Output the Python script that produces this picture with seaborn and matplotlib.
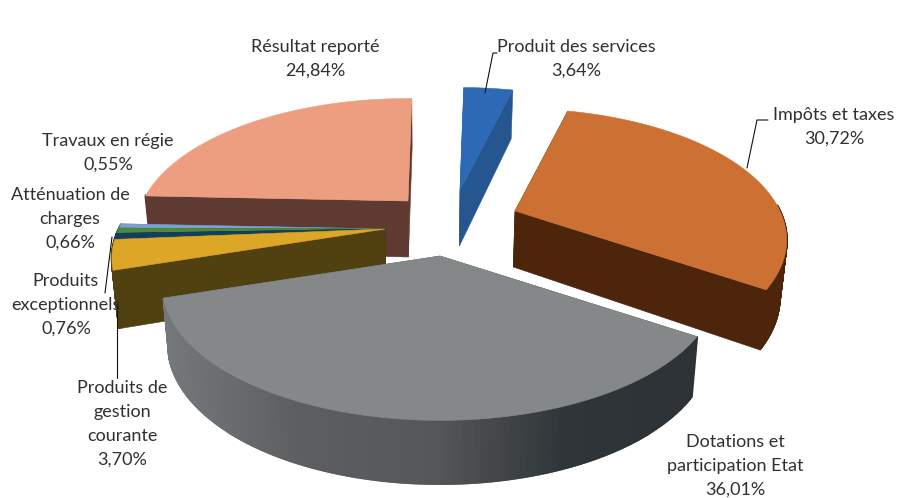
import numpy as np
import matplotlib
matplotlib.use("Agg")
import matplotlib.pyplot as plt
from matplotlib.patches import Polygon
import seaborn as sns

# ---- data (clockwise from 12 o'clock) ----
categories = ["Produit des services", "Impôts et taxes", "Dotations et participation Etat",
              "Produits de gestion courante", "Produits exceptionnels",
              "Atténuation de charges", "Travaux en régie", "Résultat reporté"]
values = [3.64, 30.72, 36.01, 3.70, 0.76, 0.66, 0.55, 24.84]
label_lines = [["Produit des services", "3,64%"],
               ["Impôts et taxes", "30,72%"],
               ["Dotations et", "participation Etat", "36,01%"],
               ["Produits de", "gestion", "courante", "3,70%"],
               ["Produits", "exceptionnels", "0,76%"],
               ["Atténuation de", "charges", "0,66%"],
               ["Travaux en régie", "0,55%"],
               ["Résultat reporté", "24,84%"]]

# ---- style ----
top_colors = ["#2e69b5", "#cc7033", "#848888", "#dca726", "#123f5f", "#4d8b3a", "#7d9fd0", "#ed9e80"]
side_colors = ["#26568f", "#4c250b", "#55585a", "#524110", "#0e2c42", "#2f5524", "#4f6a8f", "#5e3a30"]
explode_origin = [(460, 190), (515, 211), (440, 256), (385, 229), (385, 229), (385, 229), (385, 229), (408, 201)]
slice_radius = [1, 1, 1.02, 1.005, 1.005, 1.005, 1.005, 1]
label_pos = [(576, 47), (834, 115), (735, 442), (122, 388), (66, 281), (70, 195), (108, 141), (315, 47)]
leaders = [[(485, 93), (493, 53), (497, 53)],
           [(747, 168), (757, 120), (768, 120)],
           [(117, 303), (117, 378)],
           [(112, 237), (105, 293)]]
draw_order = [7, 6, 5, 4, 3, 0, 1, 2]
START_ANGLE = 1
RX, RY, PERSP, H, H_P, VP, SHRINK = 265, 125, 0.22, 56, 0.13, 430, 0.98

sns.set_theme(style="white")
plt.rcParams["font.family"] = ["Lato", "DejaVu Sans"]
fig = plt.figure(figsize=(8.98, 4.98), dpi=100)
ax = fig.add_axes([0, 0, 1, 1])
ax.set_xlim(0, 898)
ax.set_ylim(498, 0)
ax.axis("off")


def top_point(theta, r, origin):
    t = np.radians(theta)
    wx, wy = r * np.sin(t), r * np.cos(t)
    s = 1 / (1 + PERSP * wy)
    return origin[0] + RX * wx * s, origin[1] - RY * wy * s, wy


def drop(x, y, wy):
    return VP + (x - VP) * SHRINK, y + H * (1 - H_P * wy)


def face(points, color, z, lw=0.4):
    ax.add_patch(Polygon(points, closed=True, facecolor=color, edgecolor=color, linewidth=lw, zorder=z))


edges = START_ANGLE + np.concatenate([[0], np.cumsum(values)]) / sum(values) * 360
gray_ramp = sns.blend_palette(["#74787a", "#5c5e60", "#55575a", "#2f3538", "#2c3236"], 101)

for z, i in enumerate(draw_order):
    a0, a1 = edges[i], edges[i + 1]
    o = explode_origin[i]
    base = z * 10 + 1
    thetas = np.linspace(a0, a1, max(int(a1 - a0) * 2, 4))
    arc = [top_point(th, slice_radius[i], o) for th in thetas]
    apex = top_point(0, 0, o)
    apex_b = drop(*apex)
    # radial faces
    for p in (arc[-1], arc[0]):
        face([apex[:2], p[:2], drop(*p), apex_b], side_colors[i], base)
    # outer wall, only where it faces the viewer
    for p, q in zip(arc[:-1], arc[1:]):
        if p[2] > 0.05 or q[2] > 0.05:
            continue
        if i == 2:
            f = np.clip(((p[0] + q[0]) / 2 - 161) / (698 - 161), 0, 1)
            col = gray_ramp[int(f * 100)]
        else:
            col = side_colors[i]
        face([p[:2], q[:2], drop(*q), drop(*p)], col, base + 1, lw=1.6)
    # top face
    face([apex[:2]] + [p[:2] for p in arc], top_colors[i], base + 2)

for line in leaders:
    xs, ys = zip(*line)
    ax.plot(xs, ys, color="#111111", lw=0.8, zorder=200)

for lines, (x, y) in zip(label_lines, label_pos):
    for n, txt in enumerate(lines):
        ax.text(x, y + n * 24, txt, ha="center", va="center", fontsize=13,
                color="#303030", zorder=300)

fig.savefig("out.png", dpi=100, facecolor="white")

YOUR OBJECTIVE:
Make an exact copy of the data above, pictures excluded.

FINAL RESULT:
Output the Python script that produces this picture with seaborn and matplotlib.
import numpy as np
import matplotlib
matplotlib.use("Agg")
import matplotlib.pyplot as plt
from matplotlib.patches import Polygon
import seaborn as sns

# ---- data (clockwise from 12 o'clock) ----
categories = ["Produit des services", "Impôts et taxes", "Dotations et participation Etat",
              "Produits de gestion courante", "Produits exceptionnels",
              "Atténuation de charges", "Travaux en régie", "Résultat reporté"]
values = [3.64, 30.72, 36.01, 3.70, 0.76, 0.66, 0.55, 24.84]
label_lines = [["Produit des services", "3,64%"],
               ["Impôts et taxes", "30,72%"],
               ["Dotations et", "participation Etat", "36,01%"],
               ["Produits de", "gestion", "courante", "3,70%"],
               ["Produits", "exceptionnels", "0,76%"],
               ["Atténuation de", "charges", "0,66%"],
               ["Travaux en régie", "0,55%"],
               ["Résultat reporté", "24,84%"]]

# ---- style ----
top_colors = ["#2e69b5", "#cc7033", "#848888", "#dca726", "#123f5f", "#4d8b3a", "#7d9fd0", "#ed9e80"]
side_colors = ["#26568f", "#4c250b", "#55585a", "#524110", "#0e2c42", "#2f5524", "#4f6a8f", "#5e3a30"]
explode_origin = [(460, 190), (515, 211), (440, 256), (385, 229), (385, 229), (385, 229), (385, 229), (408, 201)]
slice_radius = [1, 1, 1.02, 1.005, 1.005, 1.005, 1.005, 1]
label_pos = [(576, 47), (834, 115), (735, 442), (122, 388), (66, 281), (70, 195), (108, 141), (315, 47)]
leaders = [[(485, 93), (493, 53), (497, 53)],
           [(747, 168), (757, 120), (768, 120)],
           [(117, 303), (117, 378)],
           [(112, 237), (105, 293)]]
draw_order = [7, 6, 5, 4, 3, 0, 1, 2]
START_ANGLE = 1
RX, RY, PERSP, H, H_P, VP, SHRINK = 265, 125, 0.22, 56, 0.13, 430, 0.98

sns.set_theme(style="white")
plt.rcParams["font.family"] = ["Lato", "DejaVu Sans"]
fig = plt.figure(figsize=(8.98, 4.98), dpi=100)
ax = fig.add_axes([0, 0, 1, 1])
ax.set_xlim(0, 898)
ax.set_ylim(498, 0)
ax.axis("off")


def top_point(theta, r, origin):
    t = np.radians(theta)
    wx, wy = r * np.sin(t), r * np.cos(t)
    s = 1 / (1 + PERSP * wy)
    return origin[0] + RX * wx * s, origin[1] - RY * wy * s, wy


def drop(x, y, wy):
    return VP + (x - VP) * SHRINK, y + H * (1 - H_P * wy)


def face(points, color, z, lw=0.4):
    ax.add_patch(Polygon(points, closed=True, facecolor=color, edgecolor=color, linewidth=lw, zorder=z))


edges = START_ANGLE + np.concatenate([[0], np.cumsum(values)]) / sum(values) * 360
gray_ramp = sns.blend_palette(["#74787a", "#5c5e60", "#55575a", "#2f3538", "#2c3236"], 101)

for z, i in enumerate(draw_order):
    a0, a1 = edges[i], edges[i + 1]
    o = explode_origin[i]
    base = z * 10 + 1
    thetas = np.linspace(a0, a1, max(int(a1 - a0) * 2, 4))
    arc = [top_point(th, slice_radius[i], o) for th in thetas]
    apex = top_point(0, 0, o)
    apex_b = drop(*apex)
    # radial faces
    for p in (arc[-1], arc[0]):
        face([apex[:2], p[:2], drop(*p), apex_b], side_colors[i], base)
    # outer wall, only where it faces the viewer
    for p, q in zip(arc[:-1], arc[1:]):
        if p[2] > 0.05 or q[2] > 0.05:
            continue
        if i == 2:
            f = np.clip(((p[0] + q[0]) / 2 - 161) / (698 - 161), 0, 1)
            col = gray_ramp[int(f * 100)]
        else:
            col = side_colors[i]
        face([p[:2], q[:2], drop(*q), drop(*p)], col, base + 1, lw=1.6)
    # top face
    face([apex[:2]] + [p[:2] for p in arc], top_colors[i], base + 2)

for line in leaders:
    xs, ys = zip(*line)
    ax.plot(xs, ys, color="#111111", lw=0.8, zorder=200)

for lines, (x, y) in zip(label_lines, label_pos):
    for n, txt in enumerate(lines):
        ax.text(x, y + n * 24, txt, ha="center", va="center", fontsize=13,
                color="#303030", zorder=300)

fig.savefig("out.png", dpi=100, facecolor="white")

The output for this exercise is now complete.